When traveling within overlapping minefields, or on any course where both the X and Y coordinates change, it is possible to hit more than one mine in the same location.
If a starship is moving faster than Warp-1, and hits a web mine in a warp well , the starship will end the turn orbiting the planet.
The chances of travelling various distances through mines (normal and web) can be found here.
Starships set to Mine Sweep will detect any minefields when within 200 Light-Years of the nearest edge. They will generate a report on all minefields within this detection range. Enemy minefields that have Friendly Codes that match your starship's Friendly Code will generate reports that safe passage has been granted.

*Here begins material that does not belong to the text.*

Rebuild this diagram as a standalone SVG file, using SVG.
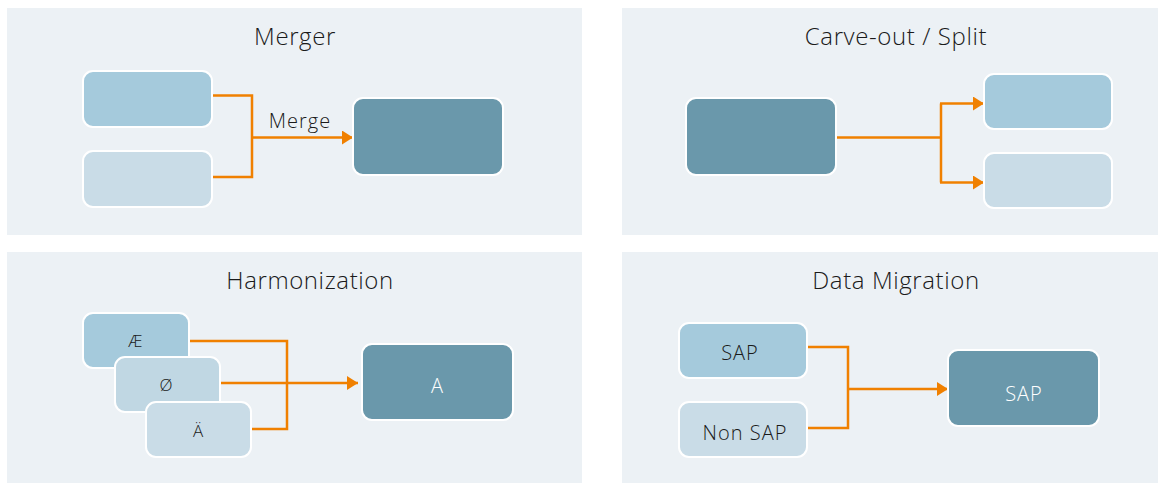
<svg xmlns="http://www.w3.org/2000/svg" width="1158" height="483" viewBox="0 0 1158 483">
<defs>
<style>
.panel{fill:#ECF1F5}
.box{stroke:#ffffff;stroke-width:2}
.c1{fill:#A5CADC}
.c2{fill:#C9DCE7}
.c2b{fill:#C0D7E3}
.c3{fill:#6A98AB}
.title{font-family:"Open Sans","Liberation Sans",sans-serif;font-size:24px;font-weight:300;letter-spacing:0.6px;fill:#1a1a1a;text-anchor:middle}
.lbl{font-family:"Open Sans","Liberation Sans",sans-serif;font-size:20px;font-weight:300;letter-spacing:1px;fill:#1a1a1a;text-anchor:middle}
.lblw{font-family:"Open Sans","Liberation Sans",sans-serif;font-size:20px;font-weight:300;letter-spacing:1px;fill:#ffffff;text-anchor:middle}
.sm{font-size:17px;letter-spacing:0}
.conn{fill:none;stroke:#F08000;stroke-width:2.5}
</style>
<marker id="arr" markerUnits="userSpaceOnUse" markerWidth="12" markerHeight="14" refX="11" refY="7" orient="auto">
<path d="M0,0 L11,7 L0,14 z" fill="#F08000"/>
</marker>
</defs>
<rect width="1158" height="483" fill="#ffffff"/>

<g id="panel-merger">
<rect class="panel" x="7" y="8" width="575" height="227"/>
<text class="title" x="295" y="45">Merger</text>
</g>
<g id="panel-carveout">
<rect class="panel" x="622" y="8" width="536" height="227"/>
<text class="title" x="896" y="45">Carve-out / Split</text>
</g>
<g id="panel-harmonization">
<rect class="panel" x="7" y="252" width="575" height="231"/>
<text class="title" x="310" y="289">Harmonization</text>
</g>
<g id="panel-migration">
<rect class="panel" x="622" y="252" width="536" height="231"/>
<text class="title" x="896" y="289">Data Migration</text>
</g>

<g id="connectors">
<path class="conn" d="M212,95.5 H252 V177 H212"/>
<path class="conn" d="M252,137.5 H353" marker-end="url(#arr)"/>
<path class="conn" d="M836,137.5 H941"/>
<path class="conn" d="M941,103.5 V182.5"/>
<path class="conn" d="M940,103.5 H984" marker-end="url(#arr)"/>
<path class="conn" d="M940,182.5 H984" marker-end="url(#arr)"/>
<path class="conn" d="M190,341 H287 V429 H252"/>
<path class="conn" d="M221,383 H358" marker-end="url(#arr)"/>
<path class="conn" d="M807,347 H848 V428 H807"/>
<path class="conn" d="M848,389 H948" marker-end="url(#arr)"/>
<text class="lbl" x="300" y="128">Merge</text>
</g>

<g id="merger-a"><rect class="box c1" x="83" y="71" width="129" height="56" rx="10"/></g>
<g id="merger-b"><rect class="box c2" x="83" y="151" width="129" height="56" rx="10"/></g>
<g id="merger-result"><rect class="box c3" x="353" y="98" width="150" height="77" rx="10"/></g>

<g id="split-source"><rect class="box c3" x="686" y="98" width="150" height="77" rx="10"/></g>
<g id="split-a"><rect class="box c1" x="984" y="74" width="128" height="55" rx="10"/></g>
<g id="split-b"><rect class="box c2" x="984" y="153" width="128" height="55" rx="10"/></g>

<g id="harm-ae"><rect class="box c1" x="83" y="313" width="106" height="55" rx="10"/><text class="lbl sm" x="135" y="347">Æ</text></g>
<g id="harm-o"><rect class="box c2b" x="115" y="357" width="105" height="55" rx="10"/><text class="lbl sm" x="166" y="391">Ø</text></g>
<g id="harm-a"><rect class="box c2" x="146" y="402" width="105" height="55" rx="10"/><text class="lbl sm" x="198" y="437">Ä</text></g>
<g id="harm-result"><rect class="box c3" x="362" y="344" width="151" height="76" rx="10"/><text class="lblw" x="437" y="393" style="letter-spacing:0">A</text></g>

<g id="mig-sap"><rect class="box c1" x="679" y="323" width="128" height="55" rx="10"/><text class="lbl" x="740" y="360">SAP</text></g>
<g id="mig-nonsap"><rect class="box c2" x="679" y="402" width="128" height="55" rx="10"/><text class="lbl" x="745" y="440">Non SAP</text></g>
<g id="mig-result"><rect class="box c3" x="948" y="350" width="151" height="76" rx="10"/><text class="lblw" x="1024" y="401">SAP</text></g>
</svg>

If the center of a foreign minefield is within an Ion Storm, changes can not be reliably scanned.
There is a soft limit of 500 minefields. After 500 minefields exist, laying a new minefield may cause older minefields to be removed. To be eligible for removal, the minefield must have fewer than 1000 mines and there must be no enemy starships within 200 light-years of the minefield. The smallest minefields will be removed first. The removal will be done at the beginning of the turn after the minefield requiring the removal was laid, or the turn after the last enemy ship is no longer within 200 light-years.
The miN Friendly Code can be used to lay mines in the ID of another player. There are several special concerns when using this Friendly Code:
When playing in a Campaign game, there are several starbase advantages that can be researched and enabled. Some of those starbase advantages have an impact on minefields, specifically, the Starbase Mine Laying , Starbase Mine Sweeping and Starbase Fighter Sweeping advantages.
In all three of the above, the starship version of the advantage occurs immediately prior to the starbase version. Additionally, both versions happen in ID order.